Directive: Do not include the pictures; repeat the rest of the data exactly.

Data lines:

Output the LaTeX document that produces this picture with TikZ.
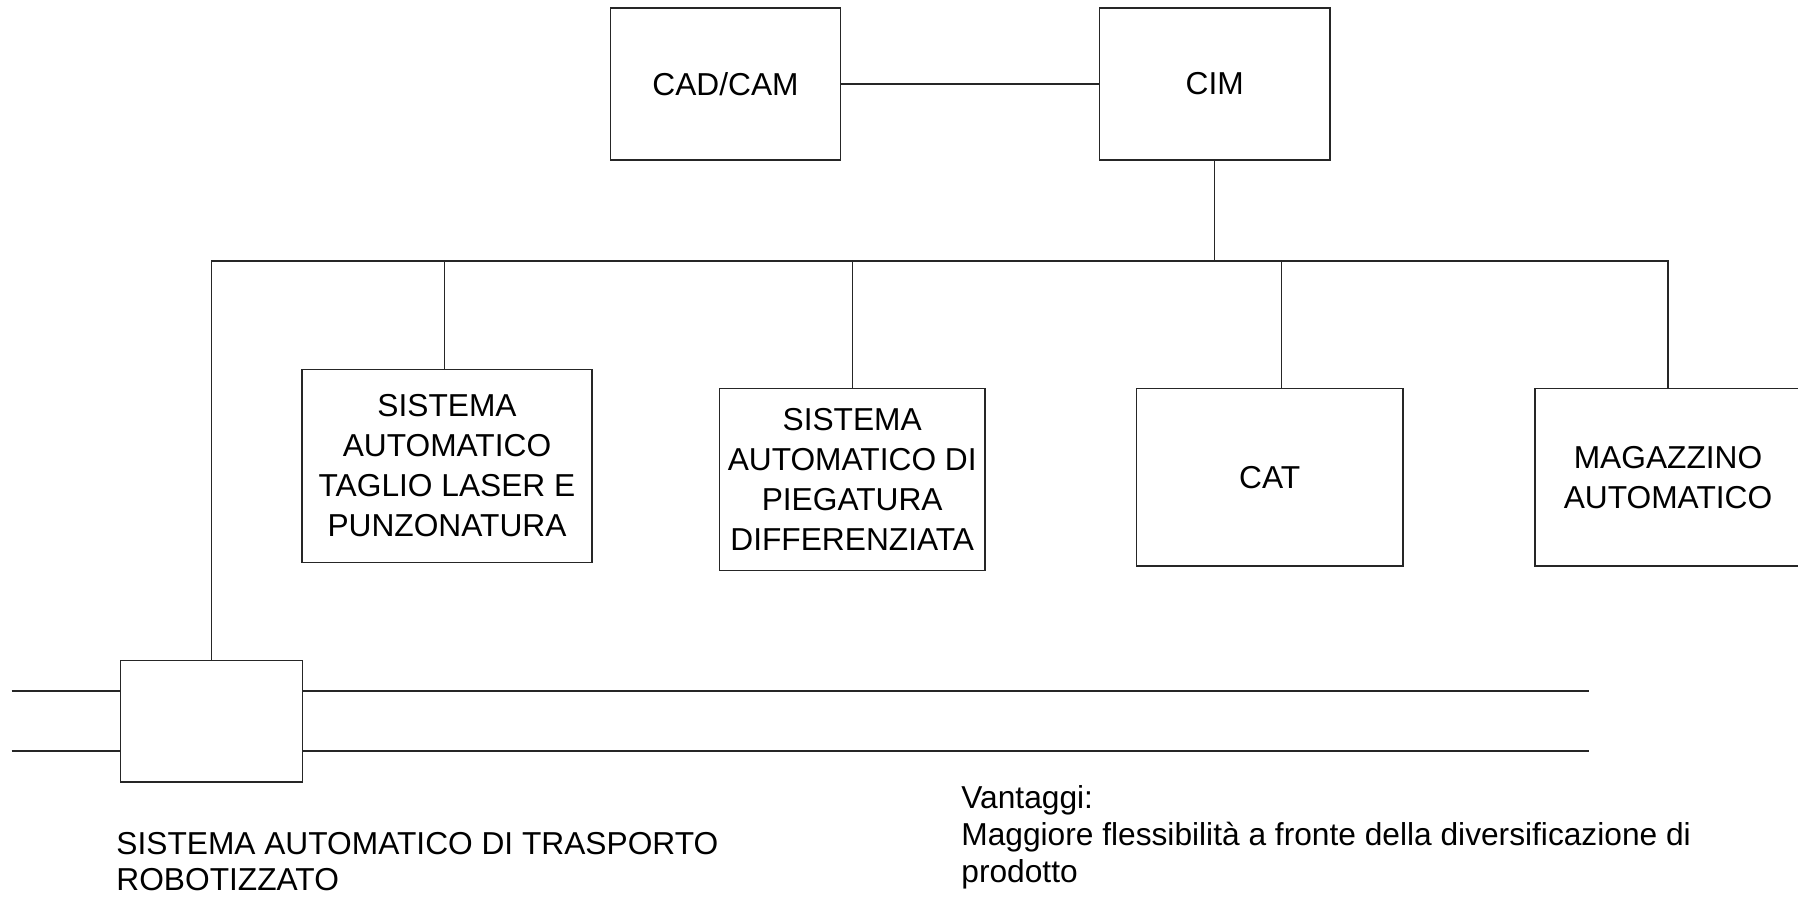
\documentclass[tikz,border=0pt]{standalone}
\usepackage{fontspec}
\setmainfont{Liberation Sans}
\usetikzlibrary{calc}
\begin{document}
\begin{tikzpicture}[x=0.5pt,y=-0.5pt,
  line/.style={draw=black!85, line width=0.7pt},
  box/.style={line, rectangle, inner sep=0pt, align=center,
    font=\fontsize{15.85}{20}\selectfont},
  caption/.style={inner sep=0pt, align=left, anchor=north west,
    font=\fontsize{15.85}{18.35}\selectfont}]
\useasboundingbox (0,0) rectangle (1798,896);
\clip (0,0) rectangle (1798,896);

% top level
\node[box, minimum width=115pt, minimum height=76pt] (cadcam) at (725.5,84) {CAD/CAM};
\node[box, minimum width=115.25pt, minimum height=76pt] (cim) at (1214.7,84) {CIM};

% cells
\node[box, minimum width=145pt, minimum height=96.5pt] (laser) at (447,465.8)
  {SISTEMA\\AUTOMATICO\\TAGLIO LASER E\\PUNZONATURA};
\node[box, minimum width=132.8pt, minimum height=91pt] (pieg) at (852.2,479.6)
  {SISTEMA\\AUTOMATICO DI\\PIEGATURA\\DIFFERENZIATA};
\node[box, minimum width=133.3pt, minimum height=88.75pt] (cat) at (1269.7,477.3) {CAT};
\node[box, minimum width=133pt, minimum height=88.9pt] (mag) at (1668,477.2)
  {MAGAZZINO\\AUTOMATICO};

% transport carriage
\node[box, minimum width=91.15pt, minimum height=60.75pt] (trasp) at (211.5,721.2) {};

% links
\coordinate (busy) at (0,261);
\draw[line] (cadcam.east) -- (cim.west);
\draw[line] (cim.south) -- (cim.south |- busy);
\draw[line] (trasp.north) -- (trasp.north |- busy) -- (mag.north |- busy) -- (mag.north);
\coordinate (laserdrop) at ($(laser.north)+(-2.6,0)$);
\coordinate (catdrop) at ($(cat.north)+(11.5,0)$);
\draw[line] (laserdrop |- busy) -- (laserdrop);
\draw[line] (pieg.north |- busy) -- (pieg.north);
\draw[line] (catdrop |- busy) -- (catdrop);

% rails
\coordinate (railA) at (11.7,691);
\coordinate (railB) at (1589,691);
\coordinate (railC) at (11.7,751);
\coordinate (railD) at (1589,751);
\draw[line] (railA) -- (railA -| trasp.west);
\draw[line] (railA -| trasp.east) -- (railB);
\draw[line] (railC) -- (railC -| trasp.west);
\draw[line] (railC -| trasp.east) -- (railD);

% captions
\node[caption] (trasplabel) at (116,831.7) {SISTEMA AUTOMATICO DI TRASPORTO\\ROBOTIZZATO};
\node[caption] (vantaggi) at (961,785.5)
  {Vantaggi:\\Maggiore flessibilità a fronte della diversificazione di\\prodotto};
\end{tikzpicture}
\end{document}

Task solution:
Output the LaTeX document that produces this picture with TikZ.
\documentclass[tikz,border=0pt]{standalone}
\usepackage{fontspec}
\setmainfont{Liberation Sans}
\usetikzlibrary{calc}
\begin{document}
\begin{tikzpicture}[x=0.5pt,y=-0.5pt,
  line/.style={draw=black!85, line width=0.7pt},
  box/.style={line, rectangle, inner sep=0pt, align=center,
    font=\fontsize{15.85}{20}\selectfont},
  caption/.style={inner sep=0pt, align=left, anchor=north west,
    font=\fontsize{15.85}{18.35}\selectfont}]
\useasboundingbox (0,0) rectangle (1798,896);
\clip (0,0) rectangle (1798,896);

% top level
\node[box, minimum width=115pt, minimum height=76pt] (cadcam) at (725.5,84) {CAD/CAM};
\node[box, minimum width=115.25pt, minimum height=76pt] (cim) at (1214.7,84) {CIM};

% cells
\node[box, minimum width=145pt, minimum height=96.5pt] (laser) at (447,465.8)
  {SISTEMA\\AUTOMATICO\\TAGLIO LASER E\\PUNZONATURA};
\node[box, minimum width=132.8pt, minimum height=91pt] (pieg) at (852.2,479.6)
  {SISTEMA\\AUTOMATICO DI\\PIEGATURA\\DIFFERENZIATA};
\node[box, minimum width=133.3pt, minimum height=88.75pt] (cat) at (1269.7,477.3) {CAT};
\node[box, minimum width=133pt, minimum height=88.9pt] (mag) at (1668,477.2)
  {MAGAZZINO\\AUTOMATICO};

% transport carriage
\node[box, minimum width=91.15pt, minimum height=60.75pt] (trasp) at (211.5,721.2) {};

% links
\coordinate (busy) at (0,261);
\draw[line] (cadcam.east) -- (cim.west);
\draw[line] (cim.south) -- (cim.south |- busy);
\draw[line] (trasp.north) -- (trasp.north |- busy) -- (mag.north |- busy) -- (mag.north);
\coordinate (laserdrop) at ($(laser.north)+(-2.6,0)$);
\coordinate (catdrop) at ($(cat.north)+(11.5,0)$);
\draw[line] (laserdrop |- busy) -- (laserdrop);
\draw[line] (pieg.north |- busy) -- (pieg.north);
\draw[line] (catdrop |- busy) -- (catdrop);

% rails
\coordinate (railA) at (11.7,691);
\coordinate (railB) at (1589,691);
\coordinate (railC) at (11.7,751);
\coordinate (railD) at (1589,751);
\draw[line] (railA) -- (railA -| trasp.west);
\draw[line] (railA -| trasp.east) -- (railB);
\draw[line] (railC) -- (railC -| trasp.west);
\draw[line] (railC -| trasp.east) -- (railD);

% captions
\node[caption] (trasplabel) at (116,831.7) {SISTEMA AUTOMATICO DI TRASPORTO\\ROBOTIZZATO};
\node[caption] (vantaggi) at (961,785.5)
  {Vantaggi:\\Maggiore flessibilità a fronte della diversificazione di\\prodotto};
\end{tikzpicture}
\end{document}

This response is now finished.